What happens if the transactions don’t happen? Will Wright be prescient with his comment, “All your investment, piss it away in the wind. We either scale or you may as well go home now.”? The irony shouldn’t be lost on anyone. Wright is warning of the consequences of his own protocol design.
The entire crypto space is defined off of bitcoin’s value, and they all rise and fall together in a sort of weird equilibrium. This doesn’t indicate true price discovery or true value. (See The State of Crypto that discusses the underlying crypto space in detail.)
Bitcoin’s utility to transfer money determines its value, which creates the demand that determines its price. These conflicting goals do not define a traditional currency and are not the foundation for a disruptive financial system.

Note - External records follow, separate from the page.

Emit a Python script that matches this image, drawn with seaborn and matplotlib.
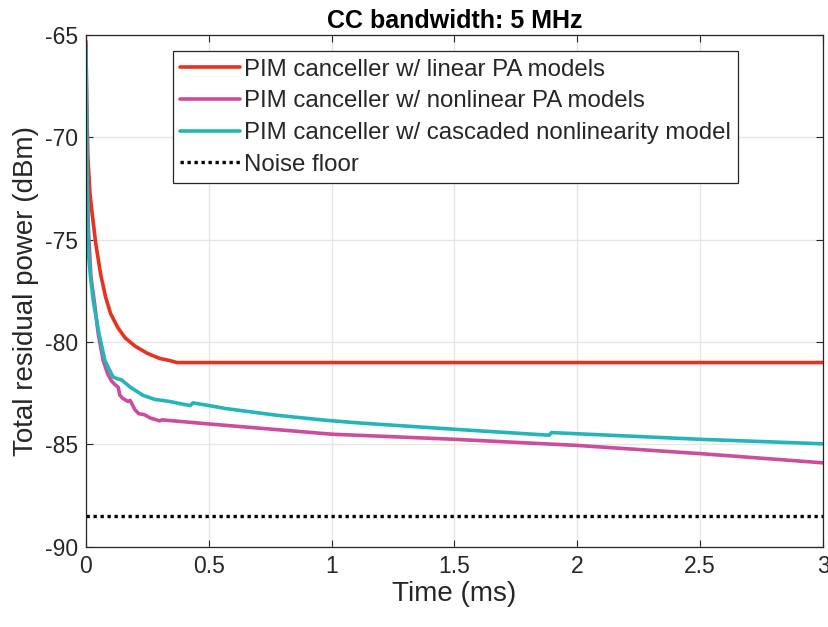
import matplotlib
matplotlib.use("Agg")
import matplotlib.pyplot as plt
import seaborn as sns
import pandas as pd

# ---- data ----
red_t = [0, 0.003, 0.008, 0.016, 0.023, 0.04, 0.06, 0.08, 0.10, 0.13, 0.16, 0.20, 0.25, 0.30, 0.34, 0.37, 3.0]
red_v = [-65.5, -68.5, -71.0, -72.7, -73.5, -75.2, -76.7, -77.8, -78.6, -79.3, -79.8, -80.2, -80.55, -80.8, -80.9, -81.0, -81.0]

mag_t = [0, 0.002, 0.005, 0.01, 0.02, 0.036, 0.05, 0.07, 0.09, 0.104, 0.12, 0.131, 0.138, 0.15,
         0.171, 0.18, 0.199, 0.215, 0.239, 0.26, 0.30, 0.31, 0.5, 1.0, 1.5, 2.0, 2.5, 3.0]
mag_v = [-65.3, -68.0, -71.5, -74.5, -76.8, -78.2, -79.6, -80.9, -81.6, -81.9, -82.1, -82.2, -82.6, -82.75,
         -82.9, -82.85, -83.3, -83.5, -83.55, -83.7, -83.85, -83.8, -84.0, -84.5, -84.75, -85.05, -85.45, -85.9]

teal_t = [0, 0.002, 0.005, 0.009, 0.02, 0.03, 0.05, 0.077, 0.11, 0.13, 0.145, 0.18, 0.232, 0.28, 0.34,
          0.40, 0.425, 0.435, 0.5, 0.57, 0.773, 0.976, 1.11, 1.5, 1.885, 1.895, 2.0, 2.5, 3.0]
teal_v = [-65.6, -68.5, -72.0, -75.5, -77.0, -78.0, -79.4, -80.9, -81.7, -81.8, -81.85, -82.2, -82.6, -82.8, -82.9,
          -83.05, -83.1, -82.97, -83.1, -83.25, -83.57, -83.82, -83.95, -84.26, -84.55, -84.42, -84.48, -84.75, -84.97]

noise_t = [0, 3.0]
noise_v = [-88.5, -88.5]

labels = ["PIM canceller w/ linear PA models",
          "PIM canceller w/ nonlinear PA models",
          "PIM canceller w/ cascaded nonlinearity model",
          "Noise floor"]
x_ticks = [0, 0.5, 1, 1.5, 2, 2.5, 3]
x_tick_labels = ["0", "0.5", "1", "1.5", "2", "2.5", "3"]
y_ticks = [-90, -85, -80, -75, -70, -65]
y_tick_labels = ["-90", "-85", "-80", "-75", "-70", "-65"]

colors = ["#E6321E", "#CC4C9E", "#22B5BA", "#000000"]

sns.set_theme(style="whitegrid")
plt.rcParams["font.family"] = ["Liberation Sans", "DejaVu Sans"]
plt.rcParams["axes.unicode_minus"] = False

fig = plt.figure(figsize=(8.29, 6.27), dpi=100)
ax = fig.add_axes([0.1037, 0.128, 0.8891, 0.816])

series = [(red_t, red_v), (mag_t, mag_v), (teal_t, teal_v)]
for (t, v), lab, c in zip(series, labels[:3], colors[:3]):
    df = pd.DataFrame({"t": t, "v": v})
    sns.lineplot(data=df, x="t", y="v", ax=ax, color=c, linewidth=2.6, label=lab,
                 estimator=None, sort=False)
dfn = pd.DataFrame({"t": noise_t, "v": noise_v})
sns.lineplot(data=dfn, x="t", y="v", ax=ax, color=colors[3], linewidth=2.4,
             linestyle=(0, (1, 1.1)), label=labels[3], estimator=None)

ax.set_xlim(0, 3)
ax.set_ylim(-90, -65)
ax.set_xticks(x_ticks)
ax.set_xticklabels(x_tick_labels)
ax.set_yticks(y_ticks)
ax.set_yticklabels(y_tick_labels)
ax.tick_params(axis="both", which="both", direction="in", length=5, width=0.8,
               labelsize=16.5, colors="#262626", top=True, right=True,
               bottom=True, left=True, pad=6)
for lab in ax.get_xticklabels() + ax.get_yticklabels():
    lab.set_color("#262626")
ax.grid(True, color="#e6e6e6", linewidth=1.0)
for s in ax.spines.values():
    s.set_color("#262626")
    s.set_linewidth(0.9)
ax.set_facecolor("white")

ax.set_xlabel("Time (ms)", fontsize=20, color="#262626", labelpad=2)
ax.set_ylabel("Total residual power (dBm)", fontsize=20, color="#262626", labelpad=4)
ax.set_title("CC bandwidth: 5 MHz", fontsize=18, fontweight="bold", color="black", pad=5)

leg = ax.legend(loc="upper left", bbox_to_anchor=(0.118, 0.968), fontsize=17.3,
                frameon=True, fancybox=False, edgecolor="#262626", framealpha=1,
                handlelength=2.5, handletextpad=0.15, labelspacing=0.4,
                borderpad=0.3, borderaxespad=0)
leg.get_frame().set_linewidth(0.9)

fig.savefig("out.png", dpi=100)
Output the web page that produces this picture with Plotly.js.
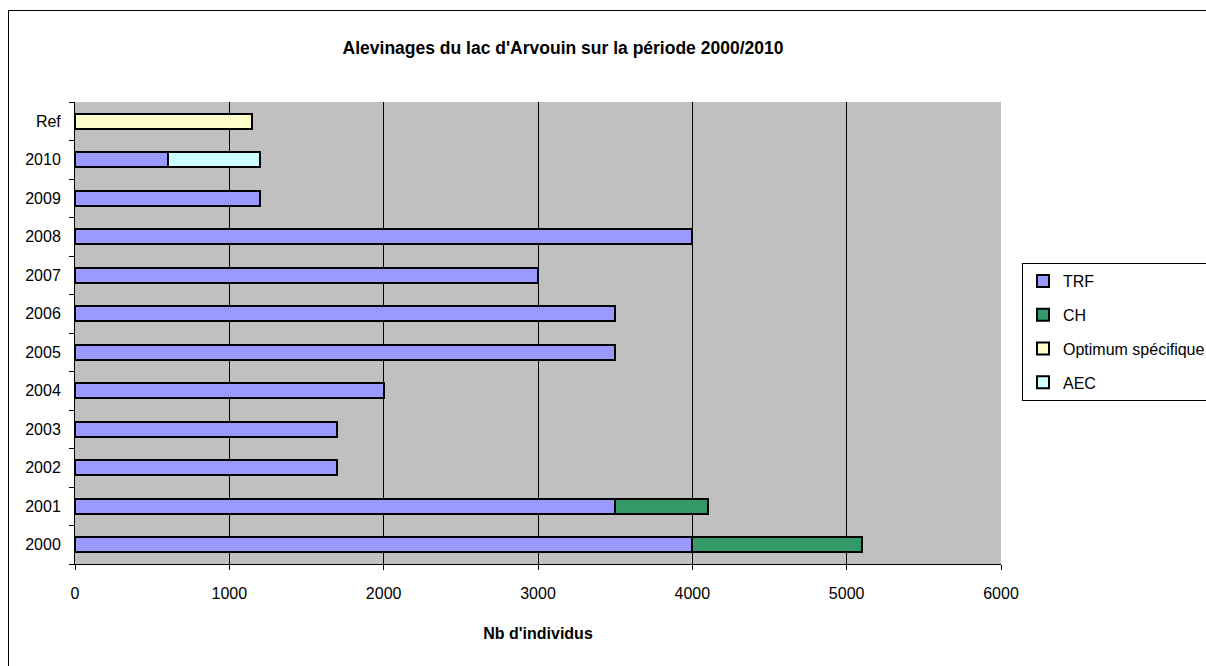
<!DOCTYPE html>
<html>
<head>
<meta charset="utf-8">
<script src="https://cdn.plot.ly/plotly-3.0.1.min.js"></script>
<style>
  html, body { margin: 0; padding: 0; background: #ffffff; overflow: hidden; }
  #wrap { position: relative; width: 1206px; height: 666px; overflow: hidden; }
  #chart { position: absolute; left: 0; top: 0; width: 1206px; height: 666px; }
  #frame { position: absolute; left: 8px; top: 10px; width: 1400px; height: 900px;
           border: 1px solid #000; pointer-events: none; }
</style>
</head>
<body>
<div id="wrap">
  <div id="chart"></div>
  <div id="frame"></div>
</div>
<script>
// ---- data ----
const categories = ['2000','2001','2002','2003','2004','2005','2006','2007','2008','2009','2010','Ref'];
const trfValues     = [4000, 3500, 1700, 1700, 2000, 3500, 3500, 3000, 4000, 1200, 600, null];
const chValues      = [1100, 600, null, null, null, null, null, null, null, null, null, null];
const optimumValues = [null, null, null, null, null, null, null, null, null, null, null, 1150];
const aecValues     = [null, null, null, null, null, null, null, null, null, null, 600, null];
const seriesNames   = ['TRF', 'CH', 'Optimum spécifique', 'AEC'];
const xTicks        = [0, 1000, 2000, 3000, 4000, 5000, 6000];
const titleText     = "Alevinages du lac d'Arvouin sur la période 2000/2010";
const xTitleText    = "Nb d'individus";

const colors = ['#9999FF', '#339966', '#FFFFCC', '#CCFFFF'];
const seriesValues = [trfValues, chValues, optimumValues, aecValues];
const FONT = '"Liberation Sans", Arial, sans-serif';

const traces = seriesValues.map((vals, i) => ({
  type: 'bar',
  orientation: 'h',
  name: seriesNames[i],
  legendgroup: 'g' + i,
  y: categories,
  x: vals,
  width: 0.39,
  marker: { color: colors[i], line: { color: '#000000', width: 2 } },
  hoverinfo: 'x+y+name'
}));

const layout = {
  width: 1206,
  height: 666,
  paper_bgcolor: 'rgba(0,0,0,0)',
  plot_bgcolor: '#C0C0C0',
  margin: { l: 75, r: 205, t: 102, b: 102, autoexpand: false },
  barmode: 'stack',
  font: { family: FONT, color: '#000000', size: 16 },
  title: {
    text: titleText,
    font: { family: FONT, size: 17.5, color: '#000000', weight: 'bold' },
    xref: 'container', x: 563 / 1206, xanchor: 'center',
    yref: 'container', y: 1 - 48 / 666, yanchor: 'middle'
  },
  xaxis: {
    range: [0, 6000],
    tickvals: xTicks,
    ticktext: xTicks.map(String),
    showgrid: true,
    gridcolor: '#000000',
    gridwidth: 1,
    zeroline: false,
    showline: true,
    linecolor: '#000000',
    linewidth: 1,
    ticks: 'outside',
    ticklen: 5,
    tickcolor: '#000000',
    ticklabelstandoff: 10,
    tickfont: { family: FONT, size: 16, color: '#000000' },
    title: {
      text: xTitleText,
      font: { family: FONT, size: 16, color: '#000000', weight: 'bold' },
      standoff: 26
    },
    fixedrange: true
  },
  yaxis: {
    type: 'category',
    categoryorder: 'array',
    categoryarray: categories,
    range: [-0.5, categories.length - 0.5],
    showgrid: false,
    zeroline: false,
    showline: true,
    linecolor: '#000000',
    linewidth: 1,
    ticks: 'outside',
    tickson: 'boundaries',
    ticklen: 5,
    tickcolor: '#000000',
    ticklabelstandoff: 10,
    tickfont: { family: FONT, size: 16, color: '#000000' },
    fixedrange: true
  },
  legend: {
    x: (1022 - 75) / 926,
    xanchor: 'left',
    y: (564 - 263) / 462,
    yanchor: 'top',
    bgcolor: '#FFFFFF',
    bordercolor: '#000000',
    borderwidth: 1,
    traceorder: 'grouped',
    tracegroupgap: 10,
    font: { family: FONT, size: 16, color: '#000000' },
    itemwidth: 30
  },
  showlegend: true
};

Plotly.newPlot('chart', traces, layout, { displayModeBar: false, staticPlot: false });
</script>
</body>
</html>
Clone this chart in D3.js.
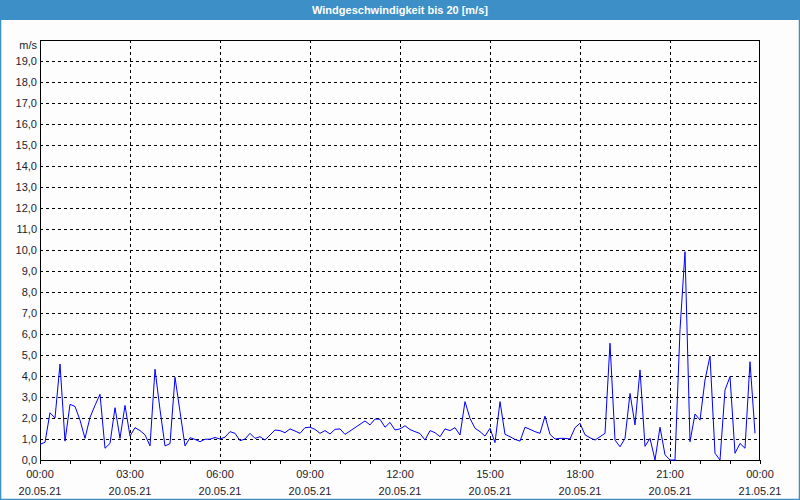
<!DOCTYPE html>
<html><head><meta charset="utf-8">
<script src="https://cdn.jsdelivr.net/npm/d3@7"></script>
<style>
html,body{margin:0;padding:0;background:#fcfdfc;}
svg{display:block;}
</style></head>
<body>
<svg id="chart" width="800" height="500"></svg>
<script>
const title = "Windgeschwindigkeit bis 20 [m/s]";
const unitLabel = "m/s";
const startTime = "2021-05-20T00:00:00";
const endTime = "2021-05-21T00:00:00";
const stepMinutes = 10;
const windSpeed = [
 0.75,0.84,2.25,2.0,4.57,0.9,2.65,2.55,1.9,1.03,2.03,2.6,3.13,0.56,0.79,2.49,1.03,2.6,1.14,1.54,
 1.4,1.2,0.67,4.32,2.4,0.67,0.78,3.94,2.3,0.67,1.06,0.98,0.87,0.99,0.99,1.07,1.0,1.09,1.35,1.27,
 0.92,1.0,1.27,1.03,1.11,0.95,1.19,1.43,1.40,1.30,1.48,1.38,1.27,1.54,1.56,1.46,1.27,1.40,1.24,1.46,
 1.48,1.22,1.38,1.54,1.70,1.86,1.67,1.95,1.94,1.56,1.79,1.43,1.48,1.63,1.45,1.35,1.26,0.95,1.40,1.30,
 1.11,1.48,1.40,1.54,1.19,2.78,1.98,1.51,1.35,1.14,1.51,0.83,2.78,1.22,1.11,0.98,0.90,1.56,1.46,1.35,
 1.27,2.09,1.22,1.0,1.03,1.03,1.0,1.54,1.75,1.2,1.06,0.95,1.11,1.27,5.56,0.95,0.63,1.03,3.17,1.67,
 4.29,0.65,1.03,0.0,1.56,0.25,0.0,0.0,6.2,9.92,0.87,2.19,1.90,3.81,4.95,0.32,0.0,3.33,3.97,0.32,
 0.79,0.56,4.68,1.27
];
const yTicks = d3.range(0, 20, 1);

const svg = d3.select("#chart");
const W = 800, H = 500;
const m = {left:40, right:40, top:40, bottom:40};
const blue = "#3c90c7";
const textCol = "#1c1c2e";

// outer frame
svg.append("rect").attr("x",0).attr("y",0).attr("width",W).attr("height",H).attr("fill","#fcfdfc");
svg.append("rect").attr("x",0).attr("y",0).attr("width",W).attr("height",20).attr("fill",blue);
svg.append("rect").attr("x",0.5).attr("y",0.5).attr("width",W-1).attr("height",H-1)
  .attr("fill","none").attr("stroke",blue).attr("stroke-width",1.5);
svg.append("text").attr("x",W/2).attr("y",14).attr("text-anchor","middle")
  .attr("fill","#ffffff").attr("font-family","Liberation Sans, Arial, sans-serif")
  .attr("font-size","11px").attr("font-weight","bold").text(title);

const parse = d3.timeParse("%Y-%m-%dT%H:%M:%S");
const t0 = parse(startTime), t1 = parse(endTime);
const data = windSpeed.map((v,i)=>({t:new Date(+t0 + i*stepMinutes*60000), v}));

const x = d3.scaleTime().domain([t0,t1]).range([m.left, W-m.right]);
const y = d3.scaleLinear().domain([0,20]).range([H-m.bottom, m.top]);

const font = "Liberation Sans, Arial, sans-serif";

// horizontal grid
svg.append("g").selectAll("line").data(yTicks.filter(d=>d>0)).join("line")
  .attr("x1",m.left).attr("x2",W-m.right)
  .attr("y1",d=>Math.round(y(d))+0.5).attr("y2",d=>Math.round(y(d))+0.5)
  .attr("stroke","#000").attr("stroke-dasharray","3,3");

// vertical grid every 3h
const majors = d3.timeHour.every(3).range(t0, t1).filter(d=>+d>+t0);
svg.append("g").selectAll("line").data(majors).join("line")
  .attr("x1",d=>Math.round(x(d))+0.5).attr("x2",d=>Math.round(x(d))+0.5)
  .attr("y1",m.top).attr("y2",H-m.bottom+6)
  .attr("stroke","#000").attr("stroke-dasharray","3,3");

// hourly ticks
const xAxis = d3.axisBottom(x).ticks(d3.timeHour.every(1)).tickSize(4).tickFormat("");
const gx = svg.append("g").attr("transform",`translate(0,${H-m.bottom})`).call(xAxis);
gx.select(".domain").remove();
gx.selectAll("line").attr("stroke","#000");

// x labels
const labTimes = d3.timeHour.every(3).range(t0, d3.timeMinute.offset(t1,1));
const fmtT = d3.timeFormat("%H:%M"), fmtD = d3.timeFormat("%d.%m.%y");
const lg = svg.append("g").attr("font-family",font).attr("font-size","11px").attr("fill",textCol).attr("text-anchor","middle");
lg.selectAll("text.t").data(labTimes).join("text").attr("class","t")
  .attr("x",d=>x(d)).attr("y",478).text(fmtT);
lg.selectAll("text.d").data(labTimes).join("text").attr("class","d")
  .attr("x",d=>x(d)).attr("y",495).text(fmtD);

// y labels
const fmtY = v => d3.format(".1f")(v).replace(".", ",");
svg.append("g").attr("font-family",font).attr("font-size","11px").attr("fill",textCol).attr("text-anchor","end")
  .selectAll("text").data(yTicks).join("text")
  .attr("x",37).attr("y",d=>y(d)+4).text(fmtY);
svg.append("text").attr("x",37).attr("y",49).attr("text-anchor","end")
  .attr("font-family",font).attr("font-size","11px").attr("fill",textCol).text(unitLabel);

// plot frame
svg.append("rect").attr("x",m.left+0.5).attr("y",m.top+0.5)
  .attr("width",W-m.left-m.right-1).attr("height",H-m.top-m.bottom)
  .attr("fill","none").attr("stroke","#000").attr("stroke-width",1);

// data line
const line = d3.line().x(d=>x(d.t)).y(d=>y(d.v));
svg.append("path").datum(data).attr("d",line).attr("fill","none")
  .attr("stroke","#0000ff").attr("stroke-width",1);
</script>
</body></html>
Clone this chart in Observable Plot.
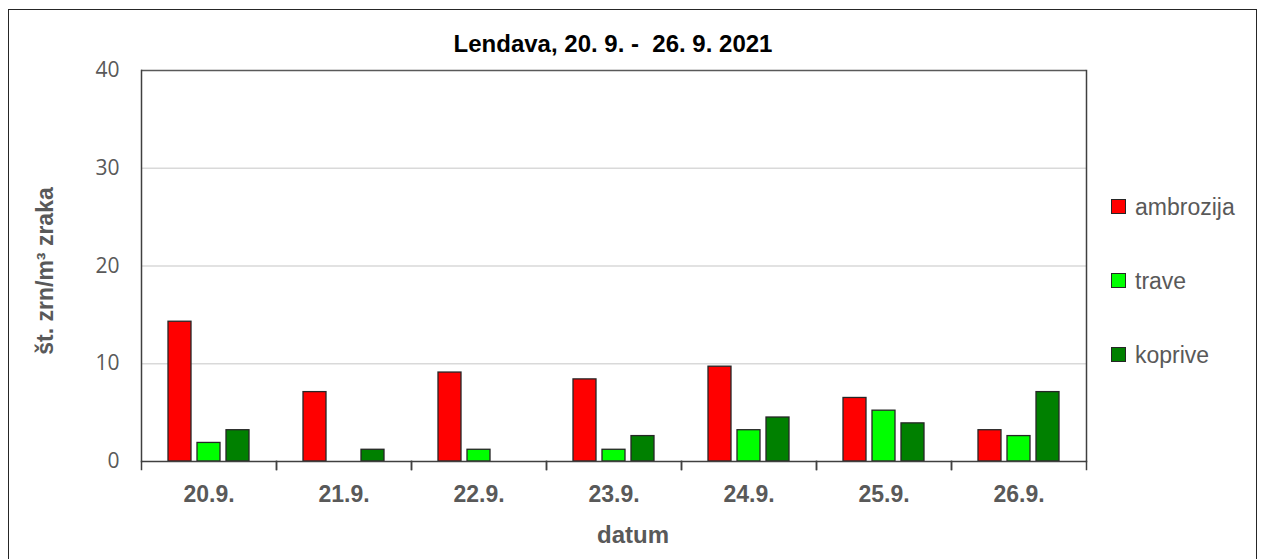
<!DOCTYPE html>
<html>
<head>
<meta charset="utf-8">
<script src="https://cdn.jsdelivr.net/npm/d3@7"></script>
<script src="https://cdn.jsdelivr.net/npm/@observablehq/plot@0.6"></script>
<style>
  html, body { margin: 0; padding: 0; background: #fff; }
  #wrap { position: relative; width: 1261px; height: 559px; overflow: hidden; font-family: "Liberation Sans", Arial, sans-serif; }
  #border { position: absolute; left: 8px; top: 9px; width: 1249px; height: 600px; border: 1.5px solid #262626; box-sizing: border-box; }
  #chart { position: absolute; left: 0; top: 0; }
  .title { position: absolute; left: 613px; top: 31.5px; transform: translateX(-50%); font-weight: bold; font-size: 24px; line-height: 24px; color: #000; white-space: pre; }
  .xlabel { position: absolute; left: 633px; top: 522.5px; transform: translateX(-50%); font-weight: bold; font-size: 24px; line-height: 24px; color: #595959; white-space: pre; }
  .ylabel { position: absolute; left: 45px; top: 271px; transform: translate(-50%, -50%) rotate(-90deg); font-weight: bold; font-size: 23px; line-height: 24px; color: #595959; white-space: nowrap; }
  .leg { position: absolute; left: 1111px; font-size: 23px; line-height: 23px; color: #595959; white-space: nowrap; }
  .leg .sw { position: absolute; left: 0; width: 15px; height: 15px; border: 1px solid #262626; box-sizing: border-box; }
  .leg .tx { position: absolute; left: 24px; }
  g[aria-label="y-axis tick label"] text { font-family: "Open Sans", sans-serif; font-size: 21px; fill: #595959; }
  g[aria-label="fx-axis tick label"] text { font-family: "Liberation Sans", Arial, sans-serif; font-size: 23px; font-weight: bold; fill: #595959; }
</style>
</head>
<body>
<div id="wrap">
  <div id="border"></div>
  <div id="chart"></div>
</div>
<script>
const dates = ["20.9.", "21.9.", "22.9.", "23.9.", "24.9.", "25.9.", "26.9."];
const series = ["ambrozija", "trave", "koprive"];
const ambrozija = [14.3, 7.1, 9.1, 8.4, 9.7, 6.5, 3.2];
const trave = [1.9, 0, 1.2, 1.2, 3.2, 5.2, 2.6];
const koprive = [3.2, 1.2, 0, 2.6, 4.5, 3.9, 7.1];
const colors = ["#ff0000", "#00ff00", "#008000"];
const yTicks = [0, 10, 20, 30, 40];
const gridTicks = [10, 20, 30];
const titleText = "Lendava, 20. 9. -  26. 9. 2021";
const yLabelText = "št. zrn/m³ zraka";
const xLabelText = "datum";

const valuesBySeries = [ambrozija, trave, koprive];
const table = [];
dates.forEach((d, i) => {
  series.forEach((s, j) => table.push({date: d, series: s, value: valuesBySeries[j][i]}));
});

const W = 1261, H = 559, MT = 70, MB = 98, ML = 139, MR = 174;
const innerH = H - MT - MB;

const plot = Plot.plot({
  width: W, height: H,
  marginTop: MT, marginBottom: MB, marginLeft: ML, marginRight: MR,
  style: {background: "transparent", overflow: "visible"},
  fx: {domain: dates, padding: 0, label: null},
  x: {domain: series, paddingInner: 0.2, paddingOuter: 0.857, axis: null},
  y: {domain: [0, 40], label: null},
  color: {domain: series, range: colors},
  marks: [
    Plot.gridY(gridTicks, {stroke: "#d9d9d9", strokeOpacity: 1, strokeWidth: 1.5}),
    Plot.barY(table, {
      fx: "date", x: "series", y: "value", fill: "series",
      stroke: "#262626", strokeWidth: 1.3,
      filter: d => d.value > 0
    }),
    Plot.ruleY([40], {stroke: "#595959", strokeWidth: 1.5}),
    Plot.ruleY([0], {stroke: "#404040", strokeWidth: 1.5}),
    Plot.frame({anchor: "left", insetTop: innerH, insetBottom: -8, stroke: "#404040", strokeWidth: 1.5}),
    Plot.frame({anchor: "right", insetTop: innerH, insetBottom: -8, stroke: "#404040", strokeWidth: 1.5}),
    Plot.frame({anchor: "left", facetAnchor: "left", stroke: "#404040", strokeWidth: 1.5}),
    Plot.frame({anchor: "right", facetAnchor: "right", stroke: "#404040", strokeWidth: 1.5}),
    Plot.axisY({ticks: yTicks, tickSize: 0, tickPadding: 22, label: null, color: "#595959"}),
    Plot.axisFx({anchor: "bottom", tickSize: 0, tickPadding: 24, label: null, color: "#595959"})
  ]
});
document.getElementById("chart").appendChild(plot);

const wrap = document.getElementById("wrap");
function addDiv(cls, text, styles) {
  const el = document.createElement("div");
  el.className = cls;
  if (text != null) el.textContent = text;
  Object.assign(el.style, styles || {});
  wrap.appendChild(el);
  return el;
}
addDiv("title", titleText);
addDiv("xlabel", xLabelText);
addDiv("ylabel", yLabelText);

const legendCenters = [207, 281, 355];
series.forEach((s, i) => {
  const item = addDiv("leg", null, {top: (legendCenters[i] - 8) + "px"});
  const sw = document.createElement("div");
  sw.className = "sw";
  sw.style.top = "0px";
  sw.style.background = colors[i];
  item.appendChild(sw);
  const tx = document.createElement("div");
  tx.className = "tx";
  tx.style.top = "-3px";
  tx.textContent = s;
  item.appendChild(tx);
});
</script>
</body>
</html>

Cryptocurrency has to transact as a currency for goods and services. Halving rewards that require an increase in the underlying price to support mining, conflicts with its limited utility. This impacts demand which determines its price. It requires a huge stretch to justify a reason for why hundreds of cryptos even exist. There is nothing they provide in utility that a few cryptos can’t provide with more stability.
Cryptocurrency is reaching a denouement with this halving. The lack of true price discovery, the halving reward which can’t support its limited utility, and limited utility which can’t justify an ever-increasing price portends an inflection point for the crypto space.